Retype exactly what runs from the first line of the data to the line with "const yTicks = [0, 1, 2, 3, 4, 5];", keeping both of those lines and skipping pictures.
----- RECORDS PROVIDED -----
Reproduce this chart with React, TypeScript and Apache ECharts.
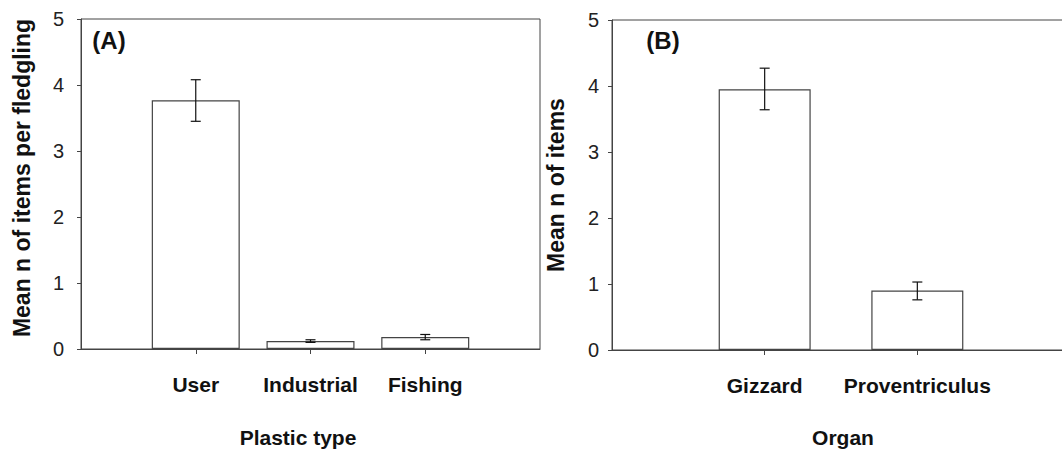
import React, { useEffect, useRef } from "react";
import * as echarts from "echarts";

// Panel A data
const plasticTypes = ["User", "Industrial", "Fishing"];
const plasticMeans = [3.77, 0.12, 0.18];
const plasticLow = [3.45, 0.1, 0.14];
const plasticHigh = [4.08, 0.14, 0.22];

// Panel B data
const organs = ["Gizzard", "Proventriculus"];
const organMeans = [3.95, 0.9];
const organLow = [3.64, 0.76];
const organHigh = [4.27, 1.03];

const yTicks = [0, 1, 2, 3, 4, 5];

const FONT = "'Liberation Sans', Arial, sans-serif";
const LINE = "#444";
const TXT = "#111";
const CW = 1080;

function pad<T>(arr: T[], fill: T): T[] {
  return [fill, ...arr, fill];
}

export default function App() {
  const ref = useRef<HTMLDivElement>(null);
  useEffect(() => {
    if (!ref.current) return;
    const chart = echarts.init(ref.current, undefined, { renderer: "svg" });

    const catsA = pad(plasticTypes, "");
    const catsB = pad(organs, "");

    const xAxisBase = (gridIndex: number, data: string[]) => ({
      type: "category",
      gridIndex,
      data,
      boundaryGap: false,
      axisLine: { show: true, lineStyle: { color: LINE, width: 1 } },
      axisTick: {
        show: true,
        length: 5,
        inside: false,
        interval: (_i: number, v: string) => v !== "",
        lineStyle: { color: LINE },
      },
      axisLabel: {
        interval: 0,
        margin: 25,
        fontFamily: FONT,
        fontSize: 21,
        fontWeight: "bold",
        color: TXT,
      },
      splitLine: { show: false },
    });

    const yAxisBase = (gridIndex: number, margin: number) => ({
      type: "value",
      gridIndex,
      min: yTicks[0],
      max: yTicks[yTicks.length - 1],
      interval: 1,
      axisLine: { show: true, lineStyle: { color: LINE, width: 1 } },
      axisTick: { show: true, length: 4, inside: false, lineStyle: { color: LINE } },
      axisLabel: {
        margin,
        fontFamily: FONT,
        fontSize: 20,
        color: "#222",
      },
      splitLine: { show: false },
    });

    const errSeries = (xi: number, low: number[], high: number[]) => ({
      type: "custom",
      xAxisIndex: xi,
      yAxisIndex: xi,
      z: 5,
      data: low.map((l, i) => [i + 1, l, high[i]]),
      renderItem: (_p: any, api: any) => {
        const x = api.value(0);
        const lo = api.coord([x, api.value(1)]);
        const hi = api.coord([x, api.value(2)]);
        const cw = 5;
        const style = { stroke: "#111", lineWidth: 1.2 };
        return {
          type: "group",
          children: [
            { type: "line", shape: { x1: lo[0], y1: lo[1], x2: hi[0], y2: hi[1] }, style },
            { type: "line", shape: { x1: lo[0] - cw, y1: lo[1], x2: lo[0] + cw, y2: lo[1] }, style },
            { type: "line", shape: { x1: hi[0] - cw, y1: hi[1], x2: hi[0] + cw, y2: hi[1] }, style },
          ],
        };
      },
    });

    const barSeries = (xi: number, vals: number[], width: number) => ({
      type: "bar",
      xAxisIndex: xi,
      yAxisIndex: xi,
      data: pad(vals as (number | null)[], null),
      barWidth: width,
      itemStyle: { color: "#fff", borderColor: "#444", borderWidth: 1.2 },
      z: 3,
    });

    const txt = (text: string, x: number, y: number, size: number, rot = 0) => ({
      type: "text",
      x,
      y,
      rotation: rot,
      style: {
        text,
        fontFamily: FONT,
        fontSize: size,
        fontWeight: "bold",
        fill: TXT,
        align: "center",
        verticalAlign: "middle",
      },
    });

    chart.setOption({
      animation: false,
      backgroundColor: "#fff",
      grid: [
        { left: 81, top: 19, right: CW - 540, bottom: 101, show: true, borderColor: LINE, borderWidth: 1, backgroundColor: "transparent" },
        { left: 612, top: 20, right: CW - 1070, bottom: 100, show: true, borderColor: LINE, borderWidth: 1, backgroundColor: "transparent" },
      ],
      xAxis: [xAxisBase(0, catsA), xAxisBase(1, catsB)],
      yAxis: [yAxisBase(0, 17), yAxisBase(1, 13)],
      series: [
        barSeries(0, plasticMeans, 88),
        errSeries(0, plasticLow, plasticHigh),
        barSeries(1, organMeans, 92),
        errSeries(1, organLow, organHigh),
      ],
      graphic: [
        txt("Mean n of items per fledgling", 22, 178, 23, Math.PI / 2),
        txt("Mean n of items", 556, 185, 23, Math.PI / 2),
        txt("Plastic type", 298, 437, 21),
        txt("Organ", 843, 437, 21),
        txt("(A)", 109, 40, 24),
        txt("(B)", 663, 40, 24),
      ],
    });
    return () => chart.dispose();
  }, []);

  return (
    <div style={{ position: "fixed", left: 0, top: 0, width: 1062, height: 450, overflow: "hidden", background: "#fff" }}>
      <div ref={ref} style={{ width: CW, height: 450 }} />
    </div>
  );
}
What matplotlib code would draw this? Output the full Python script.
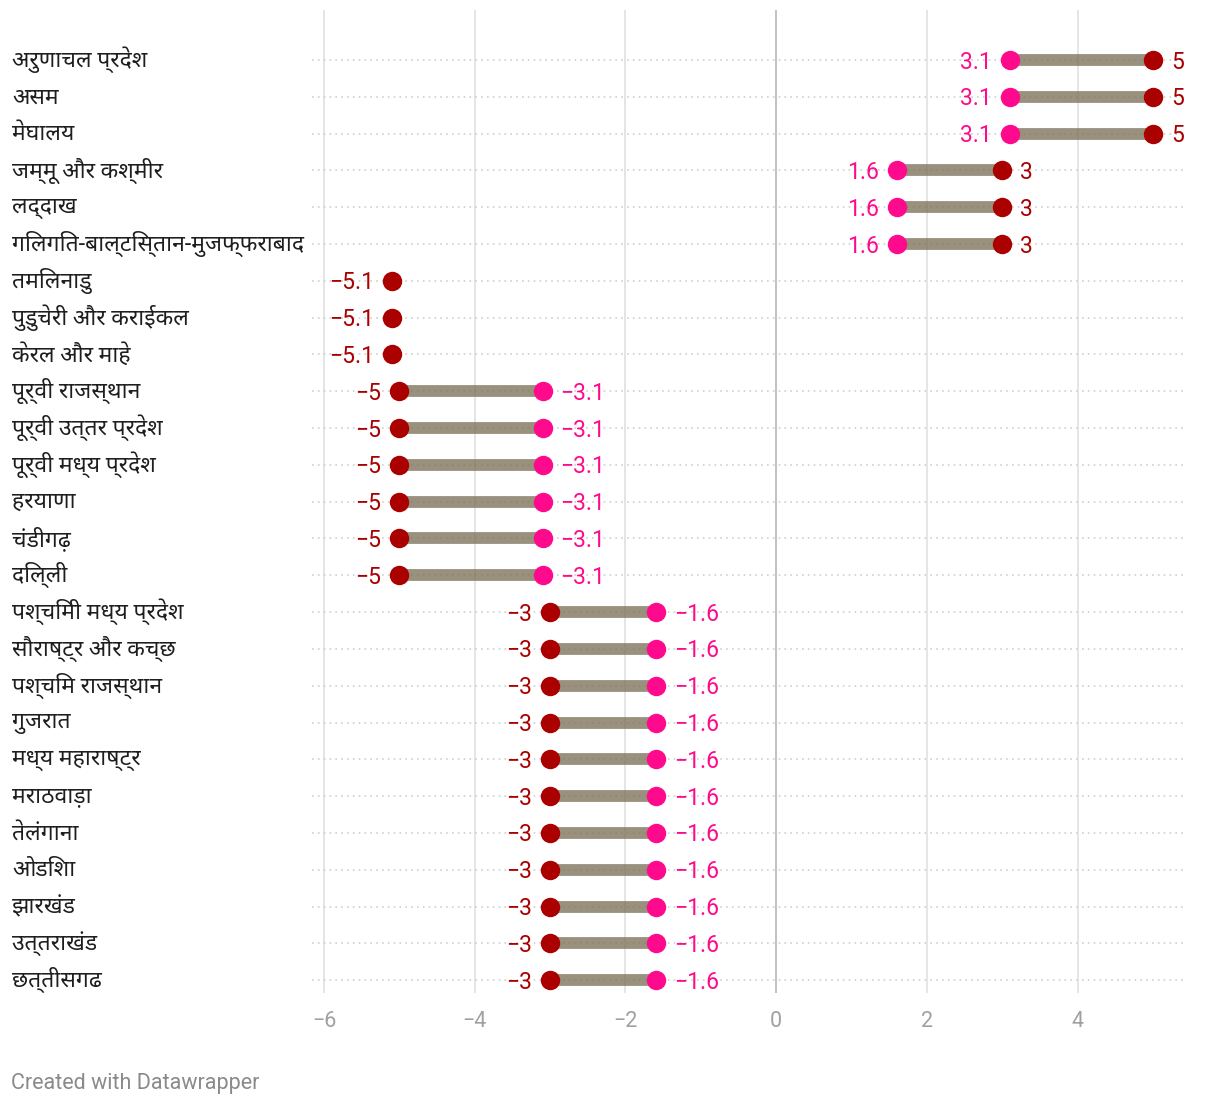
import numpy as np
import matplotlib
matplotlib.use("Agg")
import matplotlib.pyplot as plt
from matplotlib import font_manager
import matplotlib.transforms as mtransforms

installed = {f.name for f in font_manager.fontManager.ttflist}


def pick(*names):
    return [n for n in names if n in installed]


deva = pick("Noto Sans Devanagari", "Hind", "Mukta", "Ek Mukta", "FreeSans")[:1]
text_fonts = pick("Roboto") + deva + ["DejaVu Sans"]
plt.rcParams["font.family"] = text_fonts

regions = [
    "अरुणाचल प्रदेश", "असम", "मेघालय", "जम्मू और कश्मीर", "लद्दाख",
    "गिलगित-बाल्टिस्तान-मुजफ्फराबाद", "तमिलनाडु", "पुडुचेरी और कराईकल",
    "केरल और माहे", "पूर्वी राजस्थान", "पूर्वी उत्तर प्रदेश", "पूर्वी मध्य प्रदेश",
    "हरयाणा", "चंडीगढ़", "दिल्ली", "पश्चिमी मध्य प्रदेश", "सौराष्ट्र और कच्छ",
    "पश्चिम राजस्थान", "गुजरात", "मध्य महाराष्ट्र", "मराठवाड़ा", "तेलंगाना",
    "ओडिशा", "झारखंड", "उत्तराखंड", "छत्तीसगढ",
]
red_vals = [5, 5, 5, 3, 3, 3, -5.1, -5.1, -5.1,
            -5, -5, -5, -5, -5, -5,
            -3, -3, -3, -3, -3, -3, -3, -3, -3, -3, -3]
pink_vals = [3.1, 3.1, 3.1, 1.6, 1.6, 1.6, np.nan, np.nan, np.nan,
             -3.1, -3.1, -3.1, -3.1, -3.1, -3.1,
             -1.6, -1.6, -1.6, -1.6, -1.6, -1.6, -1.6, -1.6, -1.6, -1.6, -1.6]
xticks = [-6, -4, -2, 0, 2, 4]

RED = "#aa0000"
PINK = "#ff0a8c"
BAR = "#7d7258"

fig = plt.figure(figsize=(12.2, 11.08), dpi=100)
ax = fig.add_axes([312 / 1220, 1 - 993 / 1108, (1186 - 312) / 1220, 983 / 1108])

y = np.arange(len(regions))
red = np.array(red_vals, dtype=float)
pink = np.array(pink_vals, dtype=float)

# dotted row guides
for yi in y:
    ax.axhline(yi, color="#cfcfcf", lw=1.2, ls=(0, (1, 2.5)), zorder=1)

# vertical grid
for t in xticks:
    ax.axvline(t, color="#bdbdbd" if t == 0 else "#e3e3e3", lw=1.3, zorder=0.5)

# range bars
has_pair = ~np.isnan(pink)
ax.hlines(y[has_pair], pink[has_pair], red[has_pair], color=BAR, alpha=0.78,
          lw=8.5, zorder=2, capstyle="butt")

ax.plot(pink, y, "o", color=PINK, ms=14, mew=0, zorder=3)
ax.plot(red, y, "o", color=RED, ms=14, mew=0, zorder=4)


def fmt(v):
    s = f"{v:g}"
    return s.replace("-", "\u2212")


VFS = 16.5
for yi, r, p in zip(y, red, pink):
    if np.isnan(p):
        ax.annotate(fmt(r), (r, yi), xytext=(-13, -1.5), textcoords="offset points",
                    ha="right", va="center", color=RED, fontsize=VFS)
        continue
    lo_v, hi_v = (r, p) if r < p else (p, r)
    lo_c = RED if r < p else PINK
    hi_c = PINK if r < p else RED
    ax.annotate(fmt(lo_v), (lo_v, yi), xytext=(-13, -1.5), textcoords="offset points",
                ha="right", va="center", color=lo_c, fontsize=VFS)
    ax.annotate(fmt(hi_v), (hi_v, yi), xytext=(13, -1.5), textcoords="offset points",
                ha="left", va="center", color=hi_c, fontsize=VFS)

# row labels at left edge of figure
trans = mtransforms.blended_transform_factory(fig.transFigure, ax.transData)
for yi, name in zip(y, regions):
    ax.text(12 / 1220, yi, name, transform=trans, ha="left", va="center",
            fontsize=16.5, color="#1e1e1e", clip_on=False)

ax.set_xlim(-6.16, 5.44)
ax.set_ylim(25.35, -1.36)
ax.set_xticks(xticks)
ax.set_xticklabels([fmt(t) for t in xticks])
ax.set_yticks([])
ax.tick_params(axis="x", length=0, pad=13, labelsize=15.5, labelcolor="#a0a0a0")
for s in ax.spines.values():
    s.set_visible(False)

fig.text(11 / 1220, 1 - 1083 / 1108, "Created with Datawrapper", color="#8a8a8a",
         fontsize=15.5, ha="left", va="center")

fig.savefig("out.png", dpi=100)
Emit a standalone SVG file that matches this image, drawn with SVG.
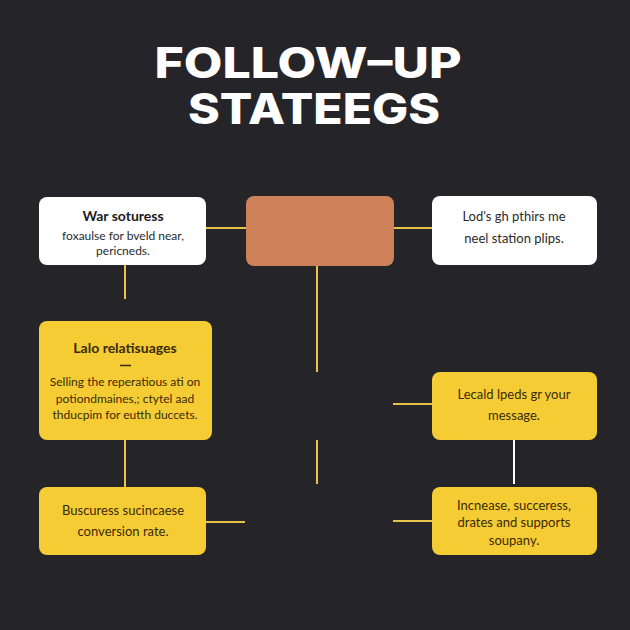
<svg xmlns="http://www.w3.org/2000/svg" width="630" height="630" viewBox="0 0 630 630">
<style>
.t{font-family:Inter,"Liberation Sans",sans-serif;font-weight:800;fill:#ffffff;font-size:42px}
.h{font-family:Lato,"Liberation Sans",sans-serif;font-weight:700;font-size:14px;fill:#1c1c1c}
.b{font-family:Lato,"Liberation Sans",sans-serif;font-size:12px;fill:#2a2a2a}
.m{font-family:Lato,"Liberation Sans",sans-serif;font-size:13px;fill:#2a2a2a}
.y{font-family:Lato,"Liberation Sans",sans-serif;fill:#3a2a08}
.w{fill:#ffffff}
.yl{fill:#f6cc35}
.c{stroke:#e6c24a;stroke-width:2;fill:none}
</style>
<rect width="630" height="630" fill="#252529"/>
<g id="title">
<text class="t" x="308" y="78" text-anchor="middle" textLength="307" lengthAdjust="spacingAndGlyphs">FOLLOW–UP</text>
<text class="t" x="314" y="124" text-anchor="middle" textLength="252" lengthAdjust="spacingAndGlyphs">STATEEGS</text>
</g>
<g id="connectors">
<line class="c" x1="206" y1="228" x2="246" y2="228"/>
<line class="c" x1="394" y1="228" x2="432" y2="228"/>
<line class="c" x1="125" y1="265" x2="125" y2="299"/>
<line class="c" x1="317" y1="266" x2="317" y2="372"/>
<line class="c" x1="393" y1="404" x2="432" y2="404"/>
<line class="c" x1="317" y1="440" x2="317" y2="484"/>
<line class="c" x1="125" y1="440" x2="125" y2="487"/>
<line x1="514" y1="440" x2="514" y2="484" stroke="#ffffff" stroke-width="2"/>
<line class="c" x1="206" y1="522" x2="245" y2="522"/>
<line class="c" x1="393" y1="521" x2="432" y2="521"/>
</g>
<g id="node-war">
<rect class="w" x="39" y="197" width="167" height="68" rx="8"/>
<text class="h" x="123" y="221" text-anchor="middle">War soturess</text>
<text class="b" x="123" y="240" text-anchor="middle">foxaulse for bveld near,</text>
<text class="b" x="123" y="255" text-anchor="middle">pericneds.</text>
</g>
<g id="node-center">
<rect x="246" y="196" width="148" height="70" rx="8" fill="#cf825a"/>
</g>
<g id="node-lods">
<rect class="w" x="432" y="196" width="165" height="69" rx="8"/>
<text class="m" x="514" y="221" text-anchor="middle">Lod's gh pthirs me</text>
<text class="m" x="514" y="243" text-anchor="middle">neel station plips.</text>
</g>
<g id="node-lalo">
<rect class="yl" x="39" y="321" width="173" height="119" rx="8"/>
<text class="y" x="125" y="353" text-anchor="middle" font-size="14" font-weight="700">Lalo relatisuages</text>
<line x1="120" y1="365.5" x2="131" y2="365.5" stroke="#3a2a08" stroke-width="1.5"/>
<text class="y" x="125" y="386" text-anchor="middle" font-size="12">Selling the reperatious ati on</text>
<text class="y" x="125" y="403" text-anchor="middle" font-size="12">potiondmaines,; ctytel aad</text>
<text class="y" x="125" y="419" text-anchor="middle" font-size="12">thducpim for eutth duccets.</text>
</g>
<g id="node-lecald">
<rect class="yl" x="432" y="372" width="165" height="68" rx="8"/>
<text class="y" x="514" y="399" text-anchor="middle" font-size="13">Lecald lpeds gr your</text>
<text class="y" x="514" y="420" text-anchor="middle" font-size="13">message.</text>
</g>
<g id="node-buscuress">
<rect class="yl" x="39" y="487" width="167" height="68" rx="8"/>
<text class="y" x="123" y="515" text-anchor="middle" font-size="13">Buscuress sucincaese</text>
<text class="y" x="123" y="536" text-anchor="middle" font-size="13">conversion rate.</text>
</g>
<g id="node-increase">
<rect class="yl" x="432" y="487" width="165" height="68" rx="8"/>
<text class="y" x="514" y="510" text-anchor="middle" font-size="13">Incnease, succeress,</text>
<text class="y" x="514" y="527" text-anchor="middle" font-size="13">drates and supports</text>
<text class="y" x="514" y="545" text-anchor="middle" font-size="13">soupany.</text>
</g>
</svg>
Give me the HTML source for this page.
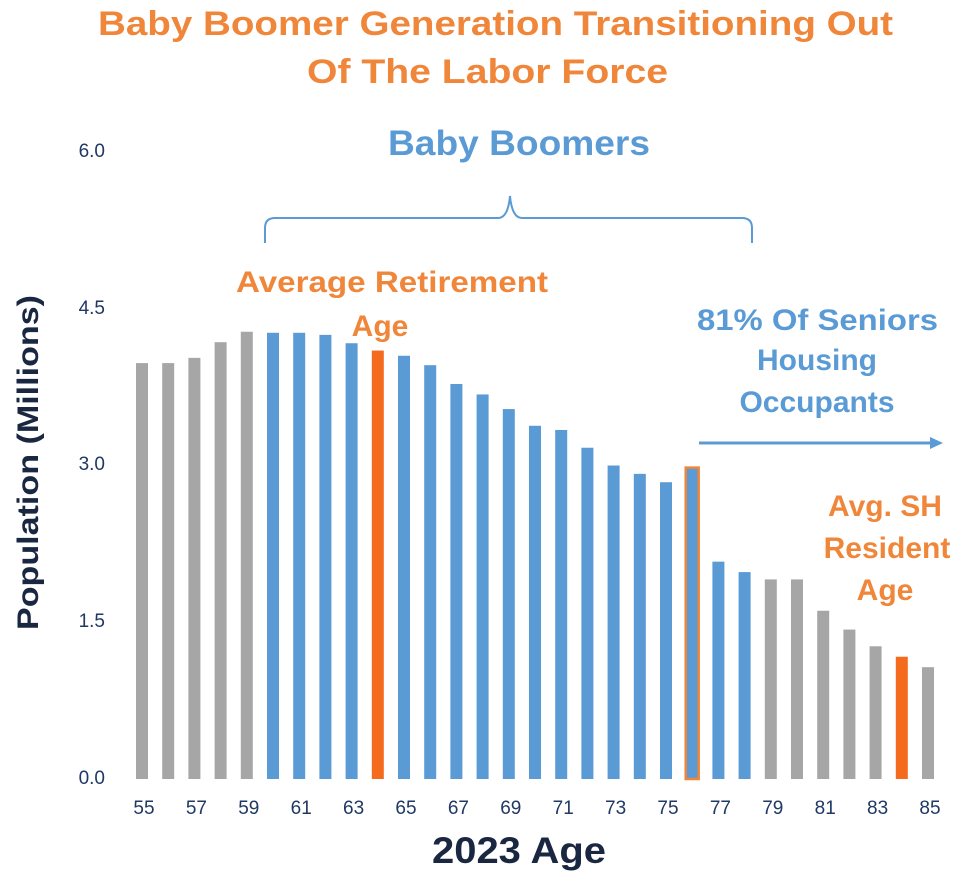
<!DOCTYPE html>
<html><head><meta charset="utf-8"><style>
body{margin:0;background:#fff;width:966px;height:879px;overflow:hidden;font-family:"Liberation Sans",sans-serif}
</style></head><body>
<svg width="966" height="879" xmlns="http://www.w3.org/2000/svg" font-family="Liberation Sans, sans-serif">
<text x="98" y="35" textLength="795" lengthAdjust="spacingAndGlyphs" font-size="34" font-weight="bold" fill="#F0863A">Baby Boomer Generation Transitioning Out</text>
<text x="307" y="83" textLength="361" lengthAdjust="spacingAndGlyphs" font-size="34" font-weight="bold" fill="#F0863A">Of The Labor Force</text>
<text x="388" y="155" textLength="262" lengthAdjust="spacingAndGlyphs" font-size="35" font-weight="bold" fill="#5B9BD5">Baby Boomers</text>
<path d="M265,243 V228 Q265,218 275,218 H498 Q508,218 510,196 Q512,218 522,218 H742 Q752,218 752,228 V243" fill="none" stroke="#5B9BD5" stroke-width="2"/>
<g font-size="19" fill="#1F3864" text-anchor="end">
<text x="105" y="157">6.0</text><text x="105" y="314">4.5</text><text x="105" y="470">3.0</text><text x="105" y="627">1.5</text><text x="105" y="784">0.0</text>
</g>
<text transform="translate(38,463) rotate(-90)" x="-167" textLength="335" lengthAdjust="spacingAndGlyphs" font-size="30" font-weight="bold" fill="#1a2740">Population (Millions)</text>
<text x="432" y="863" textLength="174" lengthAdjust="spacingAndGlyphs" font-size="37" font-weight="bold" fill="#1a2740">2023 Age</text>
<g id="bars"></g>
<g id="labs" font-size="19" fill="#1F3864" text-anchor="middle"></g>
<text x="236" y="292" textLength="312" lengthAdjust="spacingAndGlyphs" font-size="30" font-weight="bold" fill="#F0863A">Average Retirement</text>
<text x="380" y="336" text-anchor="middle" font-size="30" font-weight="bold" fill="#F0863A">Age</text>
<text x="697" y="330" textLength="241" lengthAdjust="spacingAndGlyphs" font-size="30" font-weight="bold" fill="#5B9BD5">81% Of Seniors</text>
<text x="817" y="370" text-anchor="middle" font-size="30" font-weight="bold" fill="#5B9BD5">Housing</text>
<text x="817" y="412" text-anchor="middle" font-size="30" font-weight="bold" fill="#5B9BD5">Occupants</text>
<line x1="699" y1="443" x2="932" y2="443" stroke="#5B9BD5" stroke-width="3"/>
<polygon points="943,443 930,437 930,449" fill="#5B9BD5"/>
<text x="885" y="516" text-anchor="middle" font-size="30" font-weight="bold" fill="#F0863A">Avg. SH</text>
<text x="887" y="558" text-anchor="middle" font-size="30" font-weight="bold" fill="#F0863A">Resident</text>
<text x="885" y="600" text-anchor="middle" font-size="30" font-weight="bold" fill="#F0863A">Age</text>
</svg>
<script>
var v=[3.98,3.98,4.03,4.18,4.28,4.27,4.27,4.25,4.17,4.10,4.05,3.96,3.78,3.68,3.54,3.38,3.34,3.17,3.00,2.92,2.84,2.98,2.08,1.98,1.91,1.91,1.61,1.43,1.27,1.17,1.07];
var g=document.getElementById('bars'),L=document.getElementById('labs'),s='';
var gray='#A6A6A6',blue='#5B9BD5',or='#F56B1E';
for(var i=0;i<31;i++){var age=55+i,c=blue;
if(age<60||(age>=79&&age<=83)||age==85)c=gray;if(age==64||age==84)c=or;
var cx=142+i*26.2,y=779-v[i]*104.5;
if(age==76){s+='<rect x="'+(cx-6.5)+'" y="'+y+'" width="13" height="'+(779-y)+'" fill="'+blue+'" stroke="#F0863A" stroke-width="2.5"/>';}
else s+='<rect x="'+(cx-6)+'" y="'+y+'" width="12" height="'+(779-y)+'" fill="'+c+'"/>';}
g.innerHTML=s;var t='';
for(var i=0;i<31;i+=2){t+='<text x="'+(144+i*26.2)+'" y="814">'+(55+i)+'</text>';}
L.innerHTML=t;
</script>
</body></html>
-----
**FINAL RESULT**:
Reproduce this chart with React, TypeScript and Apache ECharts.
import React, { useEffect, useRef } from "react";
import * as echarts from "echarts";

// Panel A data
const plasticTypes = ["User", "Industrial", "Fishing"];
const plasticMeans = [3.77, 0.12, 0.18];
const plasticLow = [3.45, 0.1, 0.14];
const plasticHigh = [4.08, 0.14, 0.22];

// Panel B data
const organs = ["Gizzard", "Proventriculus"];
const organMeans = [3.95, 0.9];
const organLow = [3.64, 0.76];
const organHigh = [4.27, 1.03];

const yTicks = [0, 1, 2, 3, 4, 5];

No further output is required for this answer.